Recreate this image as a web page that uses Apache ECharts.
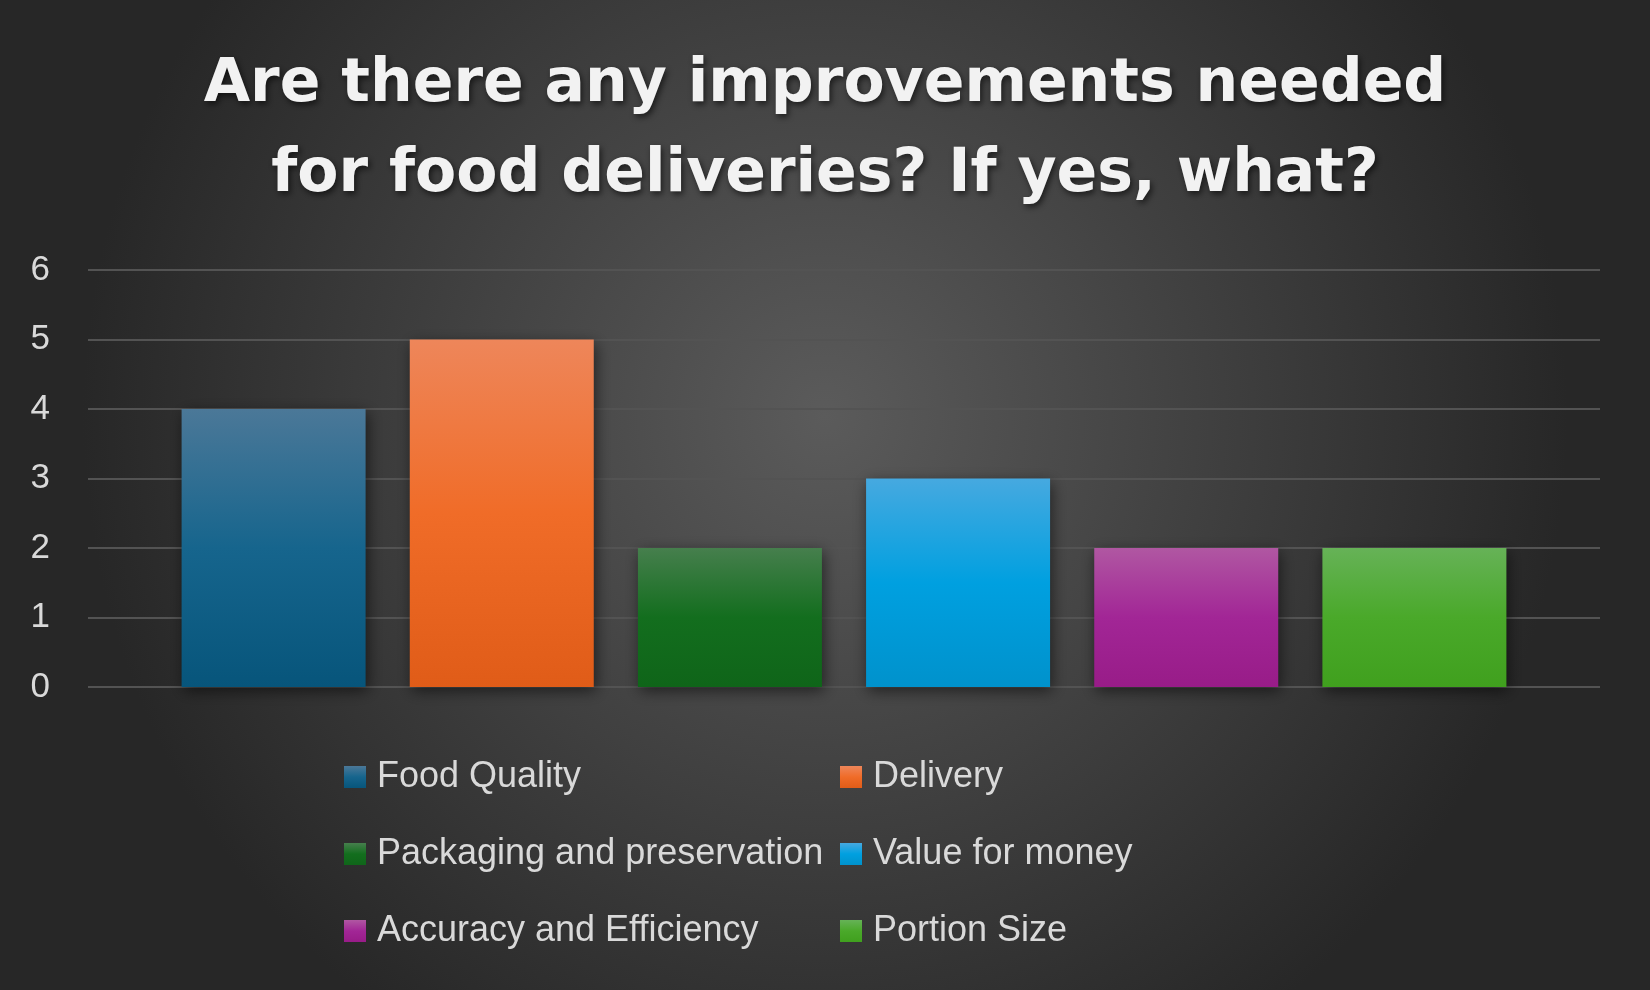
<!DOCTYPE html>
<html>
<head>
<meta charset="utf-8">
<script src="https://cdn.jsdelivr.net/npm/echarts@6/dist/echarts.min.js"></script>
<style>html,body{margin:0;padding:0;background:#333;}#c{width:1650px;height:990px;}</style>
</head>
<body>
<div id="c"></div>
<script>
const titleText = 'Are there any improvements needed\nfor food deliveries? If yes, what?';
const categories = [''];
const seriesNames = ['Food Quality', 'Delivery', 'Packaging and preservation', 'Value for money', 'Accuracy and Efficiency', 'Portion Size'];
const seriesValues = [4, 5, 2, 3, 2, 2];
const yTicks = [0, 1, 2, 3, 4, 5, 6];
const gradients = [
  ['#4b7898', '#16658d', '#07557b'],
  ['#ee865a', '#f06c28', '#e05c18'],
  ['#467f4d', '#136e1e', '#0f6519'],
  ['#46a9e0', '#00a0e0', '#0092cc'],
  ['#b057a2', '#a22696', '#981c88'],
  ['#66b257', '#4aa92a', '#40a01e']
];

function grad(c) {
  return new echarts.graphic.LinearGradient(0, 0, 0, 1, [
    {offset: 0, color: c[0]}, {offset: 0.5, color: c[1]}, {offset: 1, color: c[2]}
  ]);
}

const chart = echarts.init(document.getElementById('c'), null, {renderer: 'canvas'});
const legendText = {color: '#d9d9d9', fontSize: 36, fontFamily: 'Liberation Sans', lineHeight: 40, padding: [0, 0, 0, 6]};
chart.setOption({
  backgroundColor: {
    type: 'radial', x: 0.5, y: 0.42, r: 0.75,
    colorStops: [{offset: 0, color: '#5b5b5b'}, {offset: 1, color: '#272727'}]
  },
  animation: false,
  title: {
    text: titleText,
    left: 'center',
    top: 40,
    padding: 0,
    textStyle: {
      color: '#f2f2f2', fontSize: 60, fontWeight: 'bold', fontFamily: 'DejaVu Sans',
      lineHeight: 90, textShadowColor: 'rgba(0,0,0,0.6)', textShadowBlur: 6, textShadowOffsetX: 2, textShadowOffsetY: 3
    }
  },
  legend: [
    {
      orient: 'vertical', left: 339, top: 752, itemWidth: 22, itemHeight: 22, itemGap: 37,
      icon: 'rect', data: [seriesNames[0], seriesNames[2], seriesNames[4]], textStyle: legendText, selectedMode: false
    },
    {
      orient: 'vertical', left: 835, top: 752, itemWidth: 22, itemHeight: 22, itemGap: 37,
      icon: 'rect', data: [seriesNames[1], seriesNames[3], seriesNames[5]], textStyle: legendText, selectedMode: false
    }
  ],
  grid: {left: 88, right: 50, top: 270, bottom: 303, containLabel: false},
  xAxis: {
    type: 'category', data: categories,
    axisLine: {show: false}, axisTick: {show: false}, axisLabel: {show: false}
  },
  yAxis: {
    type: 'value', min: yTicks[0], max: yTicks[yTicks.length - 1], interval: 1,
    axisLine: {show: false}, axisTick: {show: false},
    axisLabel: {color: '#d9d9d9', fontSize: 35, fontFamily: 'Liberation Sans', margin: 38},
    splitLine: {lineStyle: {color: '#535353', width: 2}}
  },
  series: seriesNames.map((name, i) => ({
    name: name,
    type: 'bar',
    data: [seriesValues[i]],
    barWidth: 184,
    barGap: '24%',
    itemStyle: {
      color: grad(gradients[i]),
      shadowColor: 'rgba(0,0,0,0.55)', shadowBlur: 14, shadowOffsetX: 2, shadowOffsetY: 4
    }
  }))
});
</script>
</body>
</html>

• [TASK INSTRUCTIONS]
Repeat the lines above exactly, and keep every picture out.

• [WRITTEN SOLUTION]
Recreate this image as a web page that uses Apache ECharts.
<!DOCTYPE html>
<html>
<head>
<meta charset="utf-8">
<script src="https://cdn.jsdelivr.net/npm/echarts@6/dist/echarts.min.js"></script>
<style>html,body{margin:0;padding:0;background:#333;}#c{width:1650px;height:990px;}</style>
</head>
<body>
<div id="c"></div>
<script>
const titleText = 'Are there any improvements needed\nfor food deliveries? If yes, what?';
const categories = [''];
const seriesNames = ['Food Quality', 'Delivery', 'Packaging and preservation', 'Value for money', 'Accuracy and Efficiency', 'Portion Size'];
const seriesValues = [4, 5, 2, 3, 2, 2];
const yTicks = [0, 1, 2, 3, 4, 5, 6];
const gradients = [
  ['#4b7898', '#16658d', '#07557b'],
  ['#ee865a', '#f06c28', '#e05c18'],
  ['#467f4d', '#136e1e', '#0f6519'],
  ['#46a9e0', '#00a0e0', '#0092cc'],
  ['#b057a2', '#a22696', '#981c88'],
  ['#66b257', '#4aa92a', '#40a01e']
];

function grad(c) {
  return new echarts.graphic.LinearGradient(0, 0, 0, 1, [
    {offset: 0, color: c[0]}, {offset: 0.5, color: c[1]}, {offset: 1, color: c[2]}
  ]);
}

const chart = echarts.init(document.getElementById('c'), null, {renderer: 'canvas'});
const legendText = {color: '#d9d9d9', fontSize: 36, fontFamily: 'Liberation Sans', lineHeight: 40, padding: [0, 0, 0, 6]};
chart.setOption({
  backgroundColor: {
    type: 'radial', x: 0.5, y: 0.42, r: 0.75,
    colorStops: [{offset: 0, color: '#5b5b5b'}, {offset: 1, color: '#272727'}]
  },
  animation: false,
  title: {
    text: titleText,
    left: 'center',
    top: 40,
    padding: 0,
    textStyle: {
      color: '#f2f2f2', fontSize: 60, fontWeight: 'bold', fontFamily: 'DejaVu Sans',
      lineHeight: 90, textShadowColor: 'rgba(0,0,0,0.6)', textShadowBlur: 6, textShadowOffsetX: 2, textShadowOffsetY: 3
    }
  },
  legend: [
    {
      orient: 'vertical', left: 339, top: 752, itemWidth: 22, itemHeight: 22, itemGap: 37,
      icon: 'rect', data: [seriesNames[0], seriesNames[2], seriesNames[4]], textStyle: legendText, selectedMode: false
    },
    {
      orient: 'vertical', left: 835, top: 752, itemWidth: 22, itemHeight: 22, itemGap: 37,
      icon: 'rect', data: [seriesNames[1], seriesNames[3], seriesNames[5]], textStyle: legendText, selectedMode: false
    }
  ],
  grid: {left: 88, right: 50, top: 270, bottom: 303, containLabel: false},
  xAxis: {
    type: 'category', data: categories,
    axisLine: {show: false}, axisTick: {show: false}, axisLabel: {show: false}
  },
  yAxis: {
    type: 'value', min: yTicks[0], max: yTicks[yTicks.length - 1], interval: 1,
    axisLine: {show: false}, axisTick: {show: false},
    axisLabel: {color: '#d9d9d9', fontSize: 35, fontFamily: 'Liberation Sans', margin: 38},
    splitLine: {lineStyle: {color: '#535353', width: 2}}
  },
  series: seriesNames.map((name, i) => ({
    name: name,
    type: 'bar',
    data: [seriesValues[i]],
    barWidth: 184,
    barGap: '24%',
    itemStyle: {
      color: grad(gradients[i]),
      shadowColor: 'rgba(0,0,0,0.55)', shadowBlur: 14, shadowOffsetX: 2, shadowOffsetY: 4
    }
  }))
});
</script>
</body>
</html>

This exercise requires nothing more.